*TASK BRIEF*
Return the lines from the one with "Write the React, TypeScript" through the one with "const priceLine = d3.line<number>().x((_, i)", exactly as they appear and with no pictures.

*ROWS*

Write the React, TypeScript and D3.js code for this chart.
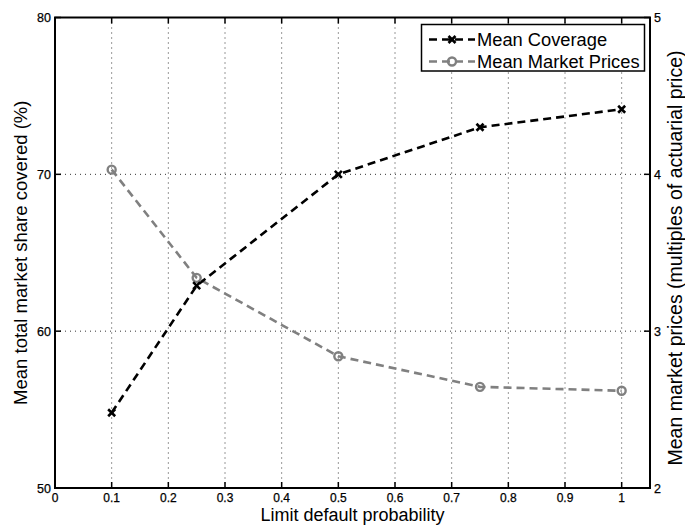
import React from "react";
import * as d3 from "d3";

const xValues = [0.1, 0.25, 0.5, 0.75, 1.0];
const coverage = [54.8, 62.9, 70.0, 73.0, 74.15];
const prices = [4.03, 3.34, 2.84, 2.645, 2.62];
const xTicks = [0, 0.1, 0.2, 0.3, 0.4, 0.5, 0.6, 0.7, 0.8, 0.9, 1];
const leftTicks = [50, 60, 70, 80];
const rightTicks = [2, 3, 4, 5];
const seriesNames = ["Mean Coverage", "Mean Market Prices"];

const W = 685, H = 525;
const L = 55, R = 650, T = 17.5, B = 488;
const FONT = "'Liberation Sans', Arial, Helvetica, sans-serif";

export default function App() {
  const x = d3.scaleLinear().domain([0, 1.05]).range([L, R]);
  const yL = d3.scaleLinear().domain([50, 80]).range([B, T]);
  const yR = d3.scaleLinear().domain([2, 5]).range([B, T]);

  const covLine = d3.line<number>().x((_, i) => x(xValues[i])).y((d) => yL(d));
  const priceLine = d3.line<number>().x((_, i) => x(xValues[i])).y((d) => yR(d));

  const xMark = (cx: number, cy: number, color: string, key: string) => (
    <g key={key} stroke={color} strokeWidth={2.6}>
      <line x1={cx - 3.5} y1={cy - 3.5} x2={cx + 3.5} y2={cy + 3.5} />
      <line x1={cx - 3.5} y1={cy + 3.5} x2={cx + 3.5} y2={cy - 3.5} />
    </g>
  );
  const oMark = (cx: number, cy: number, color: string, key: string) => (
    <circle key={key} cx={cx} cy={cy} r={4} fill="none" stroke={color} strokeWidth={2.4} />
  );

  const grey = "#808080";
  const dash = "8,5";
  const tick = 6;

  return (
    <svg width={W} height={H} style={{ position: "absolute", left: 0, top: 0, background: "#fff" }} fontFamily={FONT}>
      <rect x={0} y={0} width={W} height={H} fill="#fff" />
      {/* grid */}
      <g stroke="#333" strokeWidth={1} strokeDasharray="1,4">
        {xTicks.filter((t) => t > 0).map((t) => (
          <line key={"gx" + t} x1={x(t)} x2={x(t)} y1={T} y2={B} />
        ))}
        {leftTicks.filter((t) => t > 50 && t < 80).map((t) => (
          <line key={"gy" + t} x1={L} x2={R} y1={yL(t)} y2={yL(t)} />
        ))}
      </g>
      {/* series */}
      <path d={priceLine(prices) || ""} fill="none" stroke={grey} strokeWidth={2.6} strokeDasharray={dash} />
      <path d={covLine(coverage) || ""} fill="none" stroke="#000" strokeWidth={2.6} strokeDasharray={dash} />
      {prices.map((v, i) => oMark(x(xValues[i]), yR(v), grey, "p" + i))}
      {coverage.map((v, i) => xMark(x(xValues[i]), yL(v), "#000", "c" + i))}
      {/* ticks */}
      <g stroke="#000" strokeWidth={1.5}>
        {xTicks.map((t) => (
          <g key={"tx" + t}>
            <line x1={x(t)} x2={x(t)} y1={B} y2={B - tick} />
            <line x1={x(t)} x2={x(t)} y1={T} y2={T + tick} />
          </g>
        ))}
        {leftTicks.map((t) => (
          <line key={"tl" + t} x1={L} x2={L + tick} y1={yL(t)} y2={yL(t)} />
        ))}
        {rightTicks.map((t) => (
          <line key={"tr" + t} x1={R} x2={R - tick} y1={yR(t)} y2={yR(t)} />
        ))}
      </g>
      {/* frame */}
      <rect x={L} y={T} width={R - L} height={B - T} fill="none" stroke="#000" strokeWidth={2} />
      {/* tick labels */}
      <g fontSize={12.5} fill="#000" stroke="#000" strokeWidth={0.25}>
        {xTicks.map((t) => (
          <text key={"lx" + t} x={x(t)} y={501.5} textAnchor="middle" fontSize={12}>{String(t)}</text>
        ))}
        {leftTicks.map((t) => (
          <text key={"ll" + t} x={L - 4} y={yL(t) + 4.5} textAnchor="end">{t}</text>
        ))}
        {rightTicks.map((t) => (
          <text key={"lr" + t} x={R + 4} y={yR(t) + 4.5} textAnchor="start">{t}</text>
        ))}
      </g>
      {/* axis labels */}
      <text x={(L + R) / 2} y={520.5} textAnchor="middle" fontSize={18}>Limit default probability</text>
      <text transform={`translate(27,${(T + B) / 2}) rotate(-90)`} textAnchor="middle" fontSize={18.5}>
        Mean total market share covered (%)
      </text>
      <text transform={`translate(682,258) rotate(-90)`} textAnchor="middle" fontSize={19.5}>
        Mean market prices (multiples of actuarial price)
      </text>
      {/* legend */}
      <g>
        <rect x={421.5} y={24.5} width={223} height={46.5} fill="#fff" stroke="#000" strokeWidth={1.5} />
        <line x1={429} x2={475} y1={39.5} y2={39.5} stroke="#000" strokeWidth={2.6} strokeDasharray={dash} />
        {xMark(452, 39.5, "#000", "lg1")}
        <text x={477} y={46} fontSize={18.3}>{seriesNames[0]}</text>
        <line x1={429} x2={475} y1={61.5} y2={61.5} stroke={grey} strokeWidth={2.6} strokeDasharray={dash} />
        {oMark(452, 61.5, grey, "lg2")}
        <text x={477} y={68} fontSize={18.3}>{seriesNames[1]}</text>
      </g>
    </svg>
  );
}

--

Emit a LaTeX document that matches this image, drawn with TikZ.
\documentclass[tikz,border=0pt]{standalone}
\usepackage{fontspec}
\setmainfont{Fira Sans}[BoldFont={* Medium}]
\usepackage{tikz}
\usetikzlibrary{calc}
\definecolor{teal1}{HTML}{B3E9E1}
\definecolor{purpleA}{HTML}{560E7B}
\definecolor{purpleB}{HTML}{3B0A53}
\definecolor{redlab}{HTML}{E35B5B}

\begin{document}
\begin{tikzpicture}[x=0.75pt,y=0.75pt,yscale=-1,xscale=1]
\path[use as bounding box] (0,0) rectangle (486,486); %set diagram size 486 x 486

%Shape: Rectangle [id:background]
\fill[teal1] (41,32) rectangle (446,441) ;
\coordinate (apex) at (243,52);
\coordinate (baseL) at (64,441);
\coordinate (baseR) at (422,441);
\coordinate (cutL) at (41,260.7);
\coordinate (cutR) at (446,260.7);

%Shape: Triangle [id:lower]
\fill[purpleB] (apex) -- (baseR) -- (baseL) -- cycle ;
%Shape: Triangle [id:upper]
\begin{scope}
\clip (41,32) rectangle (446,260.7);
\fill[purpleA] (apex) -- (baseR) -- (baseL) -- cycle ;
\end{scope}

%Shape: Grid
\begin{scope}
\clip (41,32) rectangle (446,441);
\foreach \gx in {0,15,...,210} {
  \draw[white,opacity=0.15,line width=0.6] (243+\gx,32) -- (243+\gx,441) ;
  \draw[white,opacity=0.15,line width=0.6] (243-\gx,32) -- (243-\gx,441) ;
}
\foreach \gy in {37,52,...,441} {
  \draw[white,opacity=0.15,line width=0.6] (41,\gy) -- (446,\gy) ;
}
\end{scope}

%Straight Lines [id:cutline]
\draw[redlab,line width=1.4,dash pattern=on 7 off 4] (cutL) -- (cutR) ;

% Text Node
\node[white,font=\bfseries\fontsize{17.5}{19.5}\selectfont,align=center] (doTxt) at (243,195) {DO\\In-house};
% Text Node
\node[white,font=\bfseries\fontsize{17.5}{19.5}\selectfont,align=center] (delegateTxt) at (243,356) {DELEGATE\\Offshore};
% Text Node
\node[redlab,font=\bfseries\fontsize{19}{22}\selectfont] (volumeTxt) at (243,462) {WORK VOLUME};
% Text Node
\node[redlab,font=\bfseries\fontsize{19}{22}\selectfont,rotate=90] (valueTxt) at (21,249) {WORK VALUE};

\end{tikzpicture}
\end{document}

* * *

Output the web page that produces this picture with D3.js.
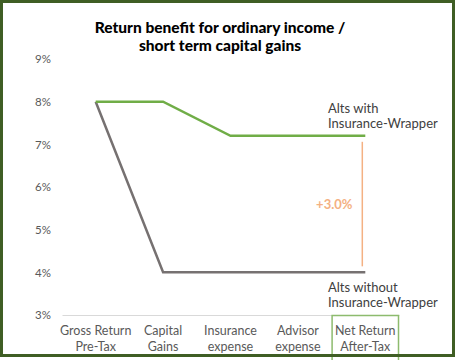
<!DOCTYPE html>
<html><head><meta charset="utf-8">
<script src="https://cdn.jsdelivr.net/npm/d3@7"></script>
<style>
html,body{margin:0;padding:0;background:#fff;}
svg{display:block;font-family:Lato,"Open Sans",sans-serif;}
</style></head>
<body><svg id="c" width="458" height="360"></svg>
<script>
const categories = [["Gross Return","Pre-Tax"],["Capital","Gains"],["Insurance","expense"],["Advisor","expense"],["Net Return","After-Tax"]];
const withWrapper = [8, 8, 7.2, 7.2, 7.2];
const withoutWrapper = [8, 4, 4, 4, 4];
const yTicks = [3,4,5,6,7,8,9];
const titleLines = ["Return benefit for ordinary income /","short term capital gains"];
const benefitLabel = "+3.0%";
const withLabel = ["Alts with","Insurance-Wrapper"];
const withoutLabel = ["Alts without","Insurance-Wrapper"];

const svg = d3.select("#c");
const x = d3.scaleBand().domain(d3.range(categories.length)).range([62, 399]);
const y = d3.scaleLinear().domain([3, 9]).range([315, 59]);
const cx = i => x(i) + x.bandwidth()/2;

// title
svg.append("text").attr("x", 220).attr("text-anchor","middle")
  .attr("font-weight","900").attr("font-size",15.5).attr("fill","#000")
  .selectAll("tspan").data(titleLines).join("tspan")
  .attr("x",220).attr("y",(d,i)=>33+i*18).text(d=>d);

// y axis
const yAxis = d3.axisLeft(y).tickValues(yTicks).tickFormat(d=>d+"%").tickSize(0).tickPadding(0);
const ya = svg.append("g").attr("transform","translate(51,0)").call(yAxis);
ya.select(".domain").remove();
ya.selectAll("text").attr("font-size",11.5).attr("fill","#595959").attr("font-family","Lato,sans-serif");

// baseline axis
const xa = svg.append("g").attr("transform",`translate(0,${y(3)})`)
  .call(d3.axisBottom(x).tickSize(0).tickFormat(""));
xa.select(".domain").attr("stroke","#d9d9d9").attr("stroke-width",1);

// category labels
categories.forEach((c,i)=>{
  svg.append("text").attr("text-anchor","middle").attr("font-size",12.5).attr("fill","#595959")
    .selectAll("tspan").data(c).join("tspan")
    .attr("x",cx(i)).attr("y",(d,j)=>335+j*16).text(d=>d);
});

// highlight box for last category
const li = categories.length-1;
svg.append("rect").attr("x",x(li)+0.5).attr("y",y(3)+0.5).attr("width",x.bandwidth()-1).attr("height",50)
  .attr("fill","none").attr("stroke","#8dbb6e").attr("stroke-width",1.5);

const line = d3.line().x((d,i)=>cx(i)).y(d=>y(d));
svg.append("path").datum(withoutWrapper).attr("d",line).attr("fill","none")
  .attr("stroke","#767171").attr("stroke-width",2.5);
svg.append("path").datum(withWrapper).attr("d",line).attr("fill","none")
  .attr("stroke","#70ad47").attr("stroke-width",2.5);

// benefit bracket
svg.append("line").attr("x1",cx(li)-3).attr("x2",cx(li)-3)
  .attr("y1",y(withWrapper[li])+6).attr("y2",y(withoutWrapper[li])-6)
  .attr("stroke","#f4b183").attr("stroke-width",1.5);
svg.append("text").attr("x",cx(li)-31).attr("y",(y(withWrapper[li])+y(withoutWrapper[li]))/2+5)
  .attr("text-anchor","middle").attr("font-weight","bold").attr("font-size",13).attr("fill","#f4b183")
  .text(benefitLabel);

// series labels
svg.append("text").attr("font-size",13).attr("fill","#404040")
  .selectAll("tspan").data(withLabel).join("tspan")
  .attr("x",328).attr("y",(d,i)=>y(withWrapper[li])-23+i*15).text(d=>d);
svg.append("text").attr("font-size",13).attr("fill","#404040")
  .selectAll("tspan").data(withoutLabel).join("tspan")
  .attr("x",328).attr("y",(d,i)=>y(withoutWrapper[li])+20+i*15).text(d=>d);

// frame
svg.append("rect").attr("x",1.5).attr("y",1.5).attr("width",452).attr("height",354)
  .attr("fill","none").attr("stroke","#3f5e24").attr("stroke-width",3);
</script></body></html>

*EXERCISE ANSWER*
Write the React, TypeScript and D3.js code for this chart.
import React from "react";
import * as d3 from "d3";

const xValues = [0.1, 0.25, 0.5, 0.75, 1.0];
const coverage = [54.8, 62.9, 70.0, 73.0, 74.15];
const prices = [4.03, 3.34, 2.84, 2.645, 2.62];
const xTicks = [0, 0.1, 0.2, 0.3, 0.4, 0.5, 0.6, 0.7, 0.8, 0.9, 1];
const leftTicks = [50, 60, 70, 80];
const rightTicks = [2, 3, 4, 5];
const seriesNames = ["Mean Coverage", "Mean Market Prices"];

const W = 685, H = 525;
const L = 55, R = 650, T = 17.5, B = 488;
const FONT = "'Liberation Sans', Arial, Helvetica, sans-serif";

export default function App() {
  const x = d3.scaleLinear().domain([0, 1.05]).range([L, R]);
  const yL = d3.scaleLinear().domain([50, 80]).range([B, T]);
  const yR = d3.scaleLinear().domain([2, 5]).range([B, T]);

  const covLine = d3.line<number>().x((_, i) => x(xValues[i])).y((d) => yL(d));
  const priceLine = d3.line<number>().x((_, i) => x(xValues[i])).y((d) => yR(d));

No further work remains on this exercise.